Tea drinker/ Image: Unsplash
Image: Unsplash

Is it time to put the kettle on? Why you should be a habitual tea drinker

Many of us enjoy the lovely ritual of drinking tea, especially in the cold winter months, but did you know that this could help you live longer? Recent research, which investigated 100,000 individuals, has shown that those who enjoy a regular cup of tea lived a year and a half longer on average than those who do not. In this particular study, a habitual tea drinker was classed as an individual who drinks tea at least three times a week. Not only this, but the research showed that regular tea drinkers have half the risk of having a fatal heart disease.

This research was carried out in China where green tea is the most popular of all the teas, but other teas have also been said to have a similar effect. Scientists believe that these extraordinary effects stem from compounds called polyphenols which are present in tea. Because our bodies do not store these beneficial compounds for long periods of time, regular tea drinking ensures they are in our systems often enough to create a positive impact.

If you fancy a brew on campus, Warwick Northern Society run an event termed ‘Brew and Banter’ roughly twice a term

Health benefits aside, drinking tea can be a great way to relax and catch up with friends. Whether you choose to invite them round or meet at a local coffee shop, the act of chatting over a cup of tea can often help to reconnect as well as de-stress. Sharing time and offering a cup of tea might just be the best way to combat loneliness! For this particular reason, the Samaritans have created an event called ‘Brew Monday’ where people can host a tea drinking event, which also allows them to have a chat with their friends, colleagues and neighbours to raise some money.

To help with this, they offer a free fundraising kit which includes posters which you can use to advertise the event. All the proceeds you can raise go directly towards the charity which is there to listen to anyone going through a tough time.

If you fancy a brew on campus, Warwick Northern Society run an event termed ‘Brew and Banter’ roughly twice a term. This is a great way to meet new people whilst sharing a cup of tea or two.

So, maybe it’s time we all try to incorporate tea, and especially green tea, into our daily lives

With over 75 million cups of tea being drunk in the UK daily, for many of us this has become a habit.

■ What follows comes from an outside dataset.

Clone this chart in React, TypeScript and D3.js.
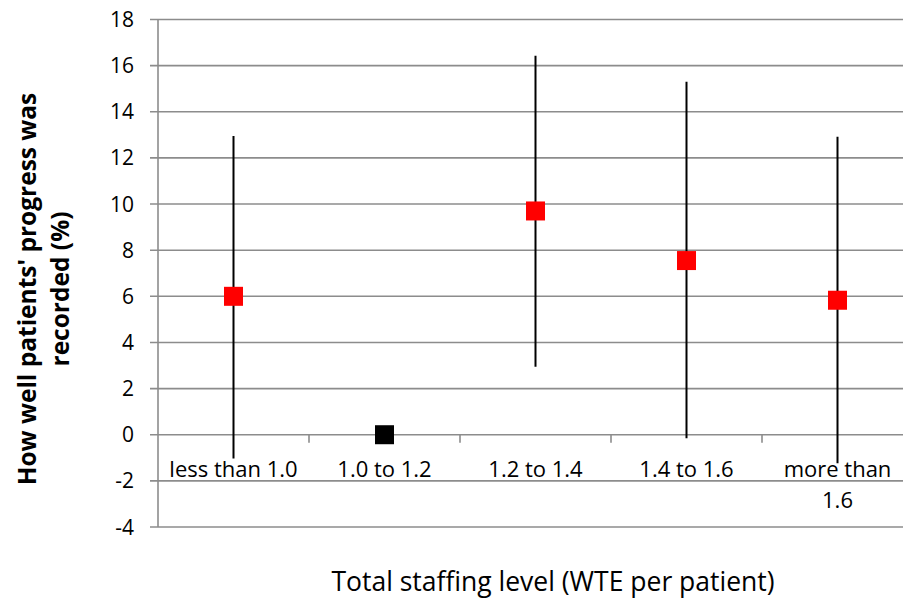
import { useEffect } from "react"
import * as d3 from "d3"

const categories = ["less than 1.0", "1.0 to 1.2", "1.2 to 1.4", "1.4 to 1.6", "more than 1.6"]
// Excel wrapped the last label onto two lines
const wrappedLabels = [["less than 1.0"], ["1.0 to 1.2"], ["1.2 to 1.4"], ["1.4 to 1.6"], ["more than", "1.6"]]
const values = [6.0, 0, 9.7, 7.55, 5.83]
const upper = [12.95, null, 16.43, 15.3, 12.92]
const lower = [-1.03, null, 2.95, -0.15, -1.24]
const markerColors = ["#ff0000", "#000000", "#ff0000", "#ff0000", "#ff0000"]
const yTicks = [-4, -2, 0, 2, 4, 6, 8, 10, 12, 14, 16, 18]

const width = 903
const height = 598
const margin = { top: 19.5, right: -10, bottom: 71, left: 158 }
const font = "'Open Sans', 'Liberation Sans', sans-serif"

export default function App() {
  useEffect(() => {
    document.body.style.margin = "0"
  }, [])

  const x = d3.scaleBand<string>()
    .domain(categories)
    .range([margin.left, width - margin.right])
    .padding(0)

  const y = d3.scaleLinear()
    .domain([-4, 18])
    .range([height - margin.bottom, margin.top])

  const x0 = margin.left
  const x1 = width - margin.right
  const m = 19

  return (
    <svg width={width} height={height} style={{ display: "block", background: "#fff" }}>
      {/* gridlines */}
      {yTicks.map((t) => (
        <line key={t} x1={x0 - 8} x2={x1} y1={y(t)} y2={y(t)} stroke="#8c8c8c" strokeWidth={1.6} />
      ))}
      {/* y axis */}
      <line x1={x0} x2={x0} y1={y(18)} y2={y(-4)} stroke="#8c8c8c" strokeWidth={1.6} />
      {/* category ticks along zero line */}
      {categories.slice(1).map((c) => (
        <line key={c} x1={x(c)!} x2={x(c)!} y1={y(0)} y2={y(0) + 8} stroke="#8c8c8c" strokeWidth={1.6} />
      ))}
      {yTicks.map((t) => (
        <text key={t} x={134} y={y(t)} dy="0.36em" textAnchor="end" fontFamily={font} fontSize={21} fill="#000">
          {t}
        </text>
      ))}
      {/* category labels */}
      {categories.map((c, i) => (
        <text key={c} textAnchor="middle" fontFamily={font} fontSize={22} fill="#000">
          {wrappedLabels[i].map((l, j) => (
            <tspan key={j} x={x(c)! + x.bandwidth() / 2} y={477 + j * 31}>{l}</tspan>
          ))}
        </text>
      ))}
      {/* error bars */}
      {categories.map((c, i) =>
        upper[i] == null ? null : (
          <line key={c} x1={x(c)! + x.bandwidth() / 2} x2={x(c)! + x.bandwidth() / 2}
            y1={y(upper[i] as number)} y2={y(lower[i] as number)} stroke="#000" strokeWidth={2} />
        )
      )}
      {/* markers */}
      {categories.map((c, i) => (
        <rect key={c} x={x(c)! + x.bandwidth() / 2 - m / 2} y={y(values[i]) - m / 2} width={m} height={m} fill={markerColors[i]} />
      ))}
      {/* axis titles */}
      <text x={553} y={591} textAnchor="middle" fontFamily={font} fontSize={26.5} fill="#000">
        Total staffing level (WTE per patient)
      </text>
      <g transform="translate(0, 289) rotate(-90)" fontFamily={font} fontSize={24.5} fontWeight="bold" fill="#000">
        <text x={0} y={36} textAnchor="middle">How well patients' progress was</text>
        <text x={0} y={69} textAnchor="middle">recorded (%)</text>
      </g>
    </svg>
  )
}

However, the availability of tea is much different now from when it first arrived in the UK in the mid-17th century. When it first came about, tea was often smuggled and sold at huge prices, meaning only the extremely wealthy could afford it. Following many years of reducing taxes and creating trades, a huge variety of tea is now available at every supermarket.

This being said, simple green tea has been associated with the most health benefits out of all the different types. Alongside with the benefits already mentioned, green tea can improve brain function, kill certain types of bacteria and lower your risk of Type 2 diabetes. So, maybe it’s time we all try to incorporate tea, and especially green tea, into our daily lives!